■ Exercise directions
Print word for word the first line of the listing below and every line after it, through the line with "const noteIndex = [0, 12, 23, 36];". Leave out the pictures and the rest.

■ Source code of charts
•••
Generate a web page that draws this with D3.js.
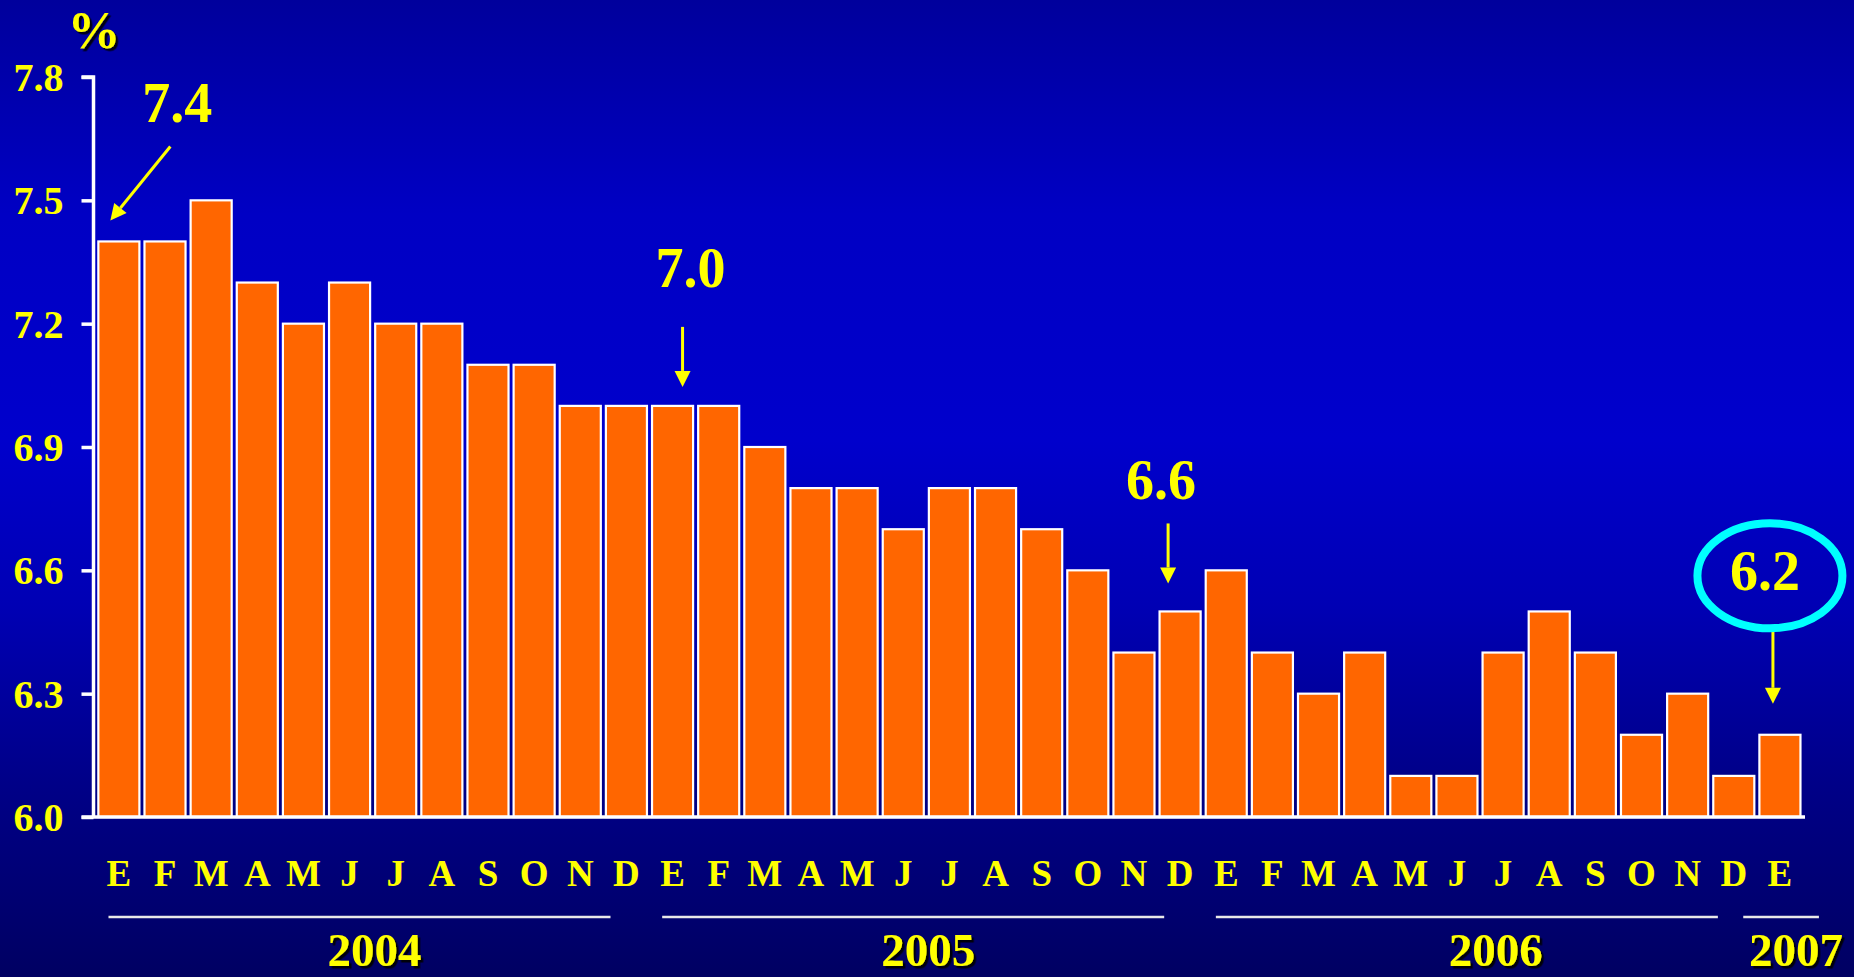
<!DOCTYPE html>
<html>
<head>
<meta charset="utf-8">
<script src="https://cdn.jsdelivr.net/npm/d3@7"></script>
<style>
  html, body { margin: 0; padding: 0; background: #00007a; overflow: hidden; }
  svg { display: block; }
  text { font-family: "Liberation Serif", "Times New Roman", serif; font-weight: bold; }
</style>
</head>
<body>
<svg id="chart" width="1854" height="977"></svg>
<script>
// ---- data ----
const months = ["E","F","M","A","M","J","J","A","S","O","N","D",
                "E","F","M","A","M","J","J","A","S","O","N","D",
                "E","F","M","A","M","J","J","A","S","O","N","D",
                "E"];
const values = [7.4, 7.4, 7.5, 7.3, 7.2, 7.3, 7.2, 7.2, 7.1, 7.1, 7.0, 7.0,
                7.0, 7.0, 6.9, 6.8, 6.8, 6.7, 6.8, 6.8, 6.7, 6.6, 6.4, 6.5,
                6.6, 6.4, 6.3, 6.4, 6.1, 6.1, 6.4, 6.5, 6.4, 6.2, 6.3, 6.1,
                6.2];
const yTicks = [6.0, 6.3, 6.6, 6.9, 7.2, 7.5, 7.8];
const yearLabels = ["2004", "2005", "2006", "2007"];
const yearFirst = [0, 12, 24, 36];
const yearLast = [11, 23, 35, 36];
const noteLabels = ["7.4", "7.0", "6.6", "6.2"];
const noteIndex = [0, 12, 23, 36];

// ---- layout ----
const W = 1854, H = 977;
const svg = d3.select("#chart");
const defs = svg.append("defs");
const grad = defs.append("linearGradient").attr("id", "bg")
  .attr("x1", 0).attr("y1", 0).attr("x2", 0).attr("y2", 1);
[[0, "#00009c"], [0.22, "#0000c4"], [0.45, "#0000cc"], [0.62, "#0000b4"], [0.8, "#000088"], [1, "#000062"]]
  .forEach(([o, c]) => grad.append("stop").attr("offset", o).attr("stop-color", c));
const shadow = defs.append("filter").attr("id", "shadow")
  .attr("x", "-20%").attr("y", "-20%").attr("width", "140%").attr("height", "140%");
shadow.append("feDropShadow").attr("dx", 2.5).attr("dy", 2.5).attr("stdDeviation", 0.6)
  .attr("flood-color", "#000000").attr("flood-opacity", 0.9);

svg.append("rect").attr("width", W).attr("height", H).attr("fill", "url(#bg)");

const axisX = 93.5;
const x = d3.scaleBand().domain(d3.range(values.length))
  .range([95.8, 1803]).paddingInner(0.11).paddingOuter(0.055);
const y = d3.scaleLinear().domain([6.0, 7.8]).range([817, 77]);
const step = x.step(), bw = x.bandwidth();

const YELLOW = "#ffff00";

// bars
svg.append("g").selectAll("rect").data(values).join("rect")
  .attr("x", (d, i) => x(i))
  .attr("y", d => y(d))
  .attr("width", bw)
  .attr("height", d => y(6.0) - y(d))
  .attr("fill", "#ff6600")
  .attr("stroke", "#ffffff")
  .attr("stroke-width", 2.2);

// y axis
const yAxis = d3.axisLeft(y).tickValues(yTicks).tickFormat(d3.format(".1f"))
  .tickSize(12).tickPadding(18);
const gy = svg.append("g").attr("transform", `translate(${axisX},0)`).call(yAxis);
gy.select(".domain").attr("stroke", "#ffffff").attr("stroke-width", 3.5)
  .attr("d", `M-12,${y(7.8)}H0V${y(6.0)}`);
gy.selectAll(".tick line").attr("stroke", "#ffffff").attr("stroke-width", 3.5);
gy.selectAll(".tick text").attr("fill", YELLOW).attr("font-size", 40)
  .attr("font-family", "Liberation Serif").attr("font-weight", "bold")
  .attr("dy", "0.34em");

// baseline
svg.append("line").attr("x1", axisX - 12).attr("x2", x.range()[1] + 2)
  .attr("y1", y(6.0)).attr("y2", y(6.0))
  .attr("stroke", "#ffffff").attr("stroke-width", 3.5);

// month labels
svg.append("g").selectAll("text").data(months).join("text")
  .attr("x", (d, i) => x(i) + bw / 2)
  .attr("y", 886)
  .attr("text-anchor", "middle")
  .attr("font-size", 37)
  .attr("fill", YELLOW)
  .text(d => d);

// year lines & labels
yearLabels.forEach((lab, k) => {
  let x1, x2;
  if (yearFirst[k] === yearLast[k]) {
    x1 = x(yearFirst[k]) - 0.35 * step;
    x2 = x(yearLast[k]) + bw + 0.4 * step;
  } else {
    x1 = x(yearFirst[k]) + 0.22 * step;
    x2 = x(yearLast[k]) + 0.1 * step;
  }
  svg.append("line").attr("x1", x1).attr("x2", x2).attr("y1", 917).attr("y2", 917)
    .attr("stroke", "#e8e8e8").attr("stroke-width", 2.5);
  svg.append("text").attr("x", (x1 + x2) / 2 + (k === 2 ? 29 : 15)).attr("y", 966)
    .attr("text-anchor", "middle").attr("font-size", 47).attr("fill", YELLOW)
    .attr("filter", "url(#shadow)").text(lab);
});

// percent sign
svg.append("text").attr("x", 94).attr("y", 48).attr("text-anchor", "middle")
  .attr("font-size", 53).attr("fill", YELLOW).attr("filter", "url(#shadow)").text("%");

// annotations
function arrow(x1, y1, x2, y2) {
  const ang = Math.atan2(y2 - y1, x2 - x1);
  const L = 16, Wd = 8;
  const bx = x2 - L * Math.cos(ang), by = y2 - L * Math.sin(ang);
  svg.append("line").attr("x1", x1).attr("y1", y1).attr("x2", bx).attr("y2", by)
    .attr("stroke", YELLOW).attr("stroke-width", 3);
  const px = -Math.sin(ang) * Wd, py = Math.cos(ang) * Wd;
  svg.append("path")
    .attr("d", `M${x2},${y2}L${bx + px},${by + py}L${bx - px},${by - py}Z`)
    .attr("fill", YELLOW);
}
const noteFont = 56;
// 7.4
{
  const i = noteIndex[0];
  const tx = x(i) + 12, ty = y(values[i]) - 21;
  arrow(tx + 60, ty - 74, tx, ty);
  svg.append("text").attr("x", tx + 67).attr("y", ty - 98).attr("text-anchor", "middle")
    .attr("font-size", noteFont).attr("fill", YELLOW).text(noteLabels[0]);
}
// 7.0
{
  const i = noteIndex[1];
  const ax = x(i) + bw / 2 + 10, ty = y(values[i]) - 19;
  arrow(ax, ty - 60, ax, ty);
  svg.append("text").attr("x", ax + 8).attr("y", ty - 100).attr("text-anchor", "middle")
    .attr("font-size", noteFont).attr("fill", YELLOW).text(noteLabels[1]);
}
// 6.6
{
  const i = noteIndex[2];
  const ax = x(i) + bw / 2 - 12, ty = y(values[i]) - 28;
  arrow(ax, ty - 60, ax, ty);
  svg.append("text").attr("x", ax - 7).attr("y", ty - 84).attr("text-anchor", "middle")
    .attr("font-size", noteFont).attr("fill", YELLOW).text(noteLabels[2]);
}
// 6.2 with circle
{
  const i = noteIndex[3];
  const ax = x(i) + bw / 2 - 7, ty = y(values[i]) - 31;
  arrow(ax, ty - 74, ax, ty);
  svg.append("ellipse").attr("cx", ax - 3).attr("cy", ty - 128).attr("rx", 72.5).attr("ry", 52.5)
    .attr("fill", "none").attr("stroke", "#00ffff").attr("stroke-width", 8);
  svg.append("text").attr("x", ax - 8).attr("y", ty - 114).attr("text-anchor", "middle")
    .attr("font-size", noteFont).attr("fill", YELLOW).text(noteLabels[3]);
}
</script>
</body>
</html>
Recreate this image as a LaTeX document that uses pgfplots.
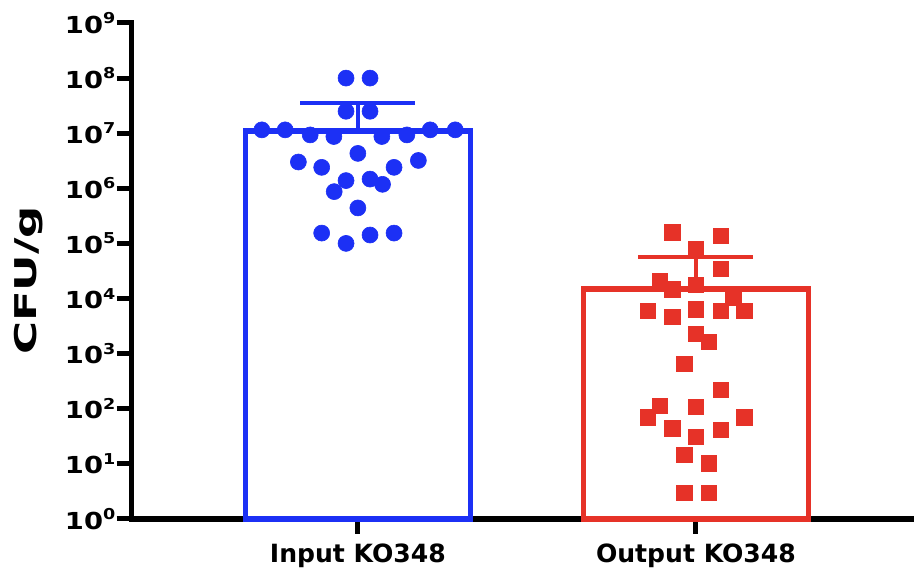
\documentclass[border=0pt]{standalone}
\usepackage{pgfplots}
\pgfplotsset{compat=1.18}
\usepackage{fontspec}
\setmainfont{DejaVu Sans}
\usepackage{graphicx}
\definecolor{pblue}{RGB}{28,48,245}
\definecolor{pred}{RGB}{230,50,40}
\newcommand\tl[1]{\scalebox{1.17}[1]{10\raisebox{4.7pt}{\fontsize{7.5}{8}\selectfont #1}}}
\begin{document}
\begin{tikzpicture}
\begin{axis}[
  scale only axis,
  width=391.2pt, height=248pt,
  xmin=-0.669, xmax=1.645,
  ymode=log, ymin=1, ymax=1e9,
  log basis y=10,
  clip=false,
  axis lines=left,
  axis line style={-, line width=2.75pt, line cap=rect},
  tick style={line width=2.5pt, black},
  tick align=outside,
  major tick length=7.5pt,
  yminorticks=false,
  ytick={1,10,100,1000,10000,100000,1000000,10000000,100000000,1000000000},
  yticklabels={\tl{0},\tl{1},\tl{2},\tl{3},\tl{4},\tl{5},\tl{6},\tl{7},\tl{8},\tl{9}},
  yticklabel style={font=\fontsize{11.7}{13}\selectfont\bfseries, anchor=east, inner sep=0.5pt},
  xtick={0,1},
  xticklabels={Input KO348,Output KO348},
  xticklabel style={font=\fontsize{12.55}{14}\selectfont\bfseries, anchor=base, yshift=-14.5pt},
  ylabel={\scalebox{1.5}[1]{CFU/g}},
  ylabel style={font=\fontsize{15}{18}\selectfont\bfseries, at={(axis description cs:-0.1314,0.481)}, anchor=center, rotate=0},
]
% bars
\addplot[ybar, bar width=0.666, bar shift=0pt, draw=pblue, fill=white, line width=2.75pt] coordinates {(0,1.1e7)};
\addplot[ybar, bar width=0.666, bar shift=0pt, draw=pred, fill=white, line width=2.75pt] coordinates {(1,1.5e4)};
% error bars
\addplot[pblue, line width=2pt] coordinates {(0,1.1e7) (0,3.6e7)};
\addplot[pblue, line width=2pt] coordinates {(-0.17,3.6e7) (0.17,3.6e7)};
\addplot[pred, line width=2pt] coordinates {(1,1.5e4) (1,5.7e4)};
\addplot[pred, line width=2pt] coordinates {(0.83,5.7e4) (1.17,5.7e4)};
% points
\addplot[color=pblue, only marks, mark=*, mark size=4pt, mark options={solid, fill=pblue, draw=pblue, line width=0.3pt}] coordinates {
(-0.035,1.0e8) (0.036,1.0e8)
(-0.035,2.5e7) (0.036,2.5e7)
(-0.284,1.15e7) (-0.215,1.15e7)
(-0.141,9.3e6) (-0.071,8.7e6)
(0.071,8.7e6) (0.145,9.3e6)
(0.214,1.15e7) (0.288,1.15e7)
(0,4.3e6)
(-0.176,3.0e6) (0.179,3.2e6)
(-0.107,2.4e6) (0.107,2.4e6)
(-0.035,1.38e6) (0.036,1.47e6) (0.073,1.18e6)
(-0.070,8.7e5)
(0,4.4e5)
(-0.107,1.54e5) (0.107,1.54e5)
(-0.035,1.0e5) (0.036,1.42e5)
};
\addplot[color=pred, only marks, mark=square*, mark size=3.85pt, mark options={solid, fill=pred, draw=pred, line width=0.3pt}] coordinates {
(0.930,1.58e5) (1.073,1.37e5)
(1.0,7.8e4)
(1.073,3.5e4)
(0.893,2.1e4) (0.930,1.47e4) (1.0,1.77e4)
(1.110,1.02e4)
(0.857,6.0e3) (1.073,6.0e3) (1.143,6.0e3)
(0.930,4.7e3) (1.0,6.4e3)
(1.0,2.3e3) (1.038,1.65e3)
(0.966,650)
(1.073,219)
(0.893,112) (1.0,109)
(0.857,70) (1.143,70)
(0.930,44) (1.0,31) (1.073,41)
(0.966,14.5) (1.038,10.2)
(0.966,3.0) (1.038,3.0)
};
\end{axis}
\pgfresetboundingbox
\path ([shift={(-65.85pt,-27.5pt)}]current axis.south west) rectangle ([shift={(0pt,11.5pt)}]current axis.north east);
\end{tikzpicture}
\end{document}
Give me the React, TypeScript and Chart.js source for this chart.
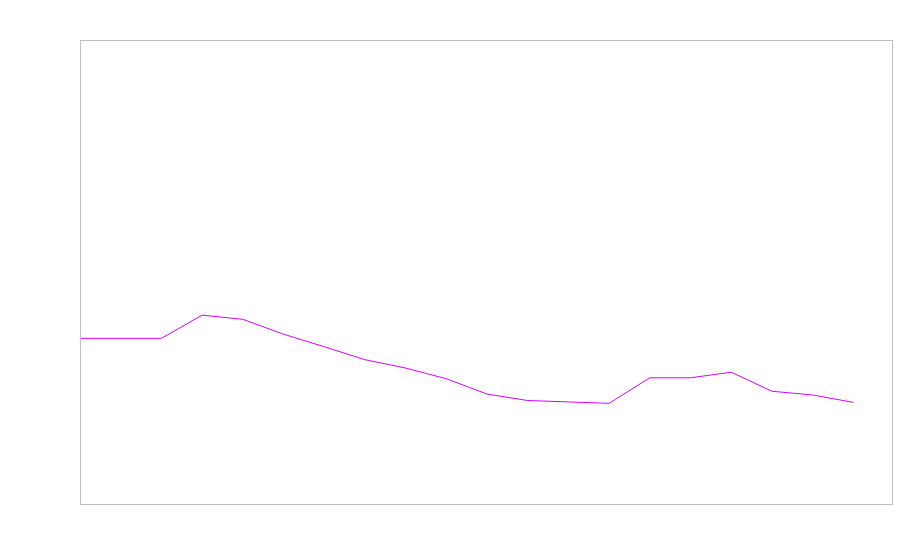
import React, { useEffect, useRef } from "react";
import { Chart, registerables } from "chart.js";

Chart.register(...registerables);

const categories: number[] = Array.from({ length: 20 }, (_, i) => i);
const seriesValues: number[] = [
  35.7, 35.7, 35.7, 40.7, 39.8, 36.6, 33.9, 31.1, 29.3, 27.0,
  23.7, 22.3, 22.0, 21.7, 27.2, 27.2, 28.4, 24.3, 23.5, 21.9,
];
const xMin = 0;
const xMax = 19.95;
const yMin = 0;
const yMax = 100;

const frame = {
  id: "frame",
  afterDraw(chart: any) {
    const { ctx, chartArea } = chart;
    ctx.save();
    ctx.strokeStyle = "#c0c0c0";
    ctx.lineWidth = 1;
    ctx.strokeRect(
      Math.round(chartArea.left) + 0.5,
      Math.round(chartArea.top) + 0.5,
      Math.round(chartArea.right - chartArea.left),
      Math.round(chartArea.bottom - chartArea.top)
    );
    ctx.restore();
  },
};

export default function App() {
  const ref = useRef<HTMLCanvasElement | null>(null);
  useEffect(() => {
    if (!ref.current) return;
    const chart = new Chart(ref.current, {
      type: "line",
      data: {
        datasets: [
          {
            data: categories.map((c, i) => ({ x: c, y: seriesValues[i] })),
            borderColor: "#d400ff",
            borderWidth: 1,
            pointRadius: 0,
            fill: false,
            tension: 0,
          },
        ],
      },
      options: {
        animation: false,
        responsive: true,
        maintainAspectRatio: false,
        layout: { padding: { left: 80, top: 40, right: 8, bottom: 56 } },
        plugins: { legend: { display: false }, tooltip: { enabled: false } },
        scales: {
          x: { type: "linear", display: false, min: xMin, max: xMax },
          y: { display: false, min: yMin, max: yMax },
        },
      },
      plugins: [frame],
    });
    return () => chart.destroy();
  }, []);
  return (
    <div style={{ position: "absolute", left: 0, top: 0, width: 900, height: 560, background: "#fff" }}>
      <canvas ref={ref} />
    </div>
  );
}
•••
■ Answer to this task
Generate a web page that draws this with D3.js.
<!DOCTYPE html>
<html>
<head>
<meta charset="utf-8">
<script src="https://cdn.jsdelivr.net/npm/d3@7"></script>
<style>
  html, body { margin: 0; padding: 0; background: #00007a; overflow: hidden; }
  svg { display: block; }
  text { font-family: "Liberation Serif", "Times New Roman", serif; font-weight: bold; }
</style>
</head>
<body>
<svg id="chart" width="1854" height="977"></svg>
<script>
// ---- data ----
const months = ["E","F","M","A","M","J","J","A","S","O","N","D",
                "E","F","M","A","M","J","J","A","S","O","N","D",
                "E","F","M","A","M","J","J","A","S","O","N","D",
                "E"];
const values = [7.4, 7.4, 7.5, 7.3, 7.2, 7.3, 7.2, 7.2, 7.1, 7.1, 7.0, 7.0,
                7.0, 7.0, 6.9, 6.8, 6.8, 6.7, 6.8, 6.8, 6.7, 6.6, 6.4, 6.5,
                6.6, 6.4, 6.3, 6.4, 6.1, 6.1, 6.4, 6.5, 6.4, 6.2, 6.3, 6.1,
                6.2];
const yTicks = [6.0, 6.3, 6.6, 6.9, 7.2, 7.5, 7.8];
const yearLabels = ["2004", "2005", "2006", "2007"];
const yearFirst = [0, 12, 24, 36];
const yearLast = [11, 23, 35, 36];
const noteLabels = ["7.4", "7.0", "6.6", "6.2"];
const noteIndex = [0, 12, 23, 36];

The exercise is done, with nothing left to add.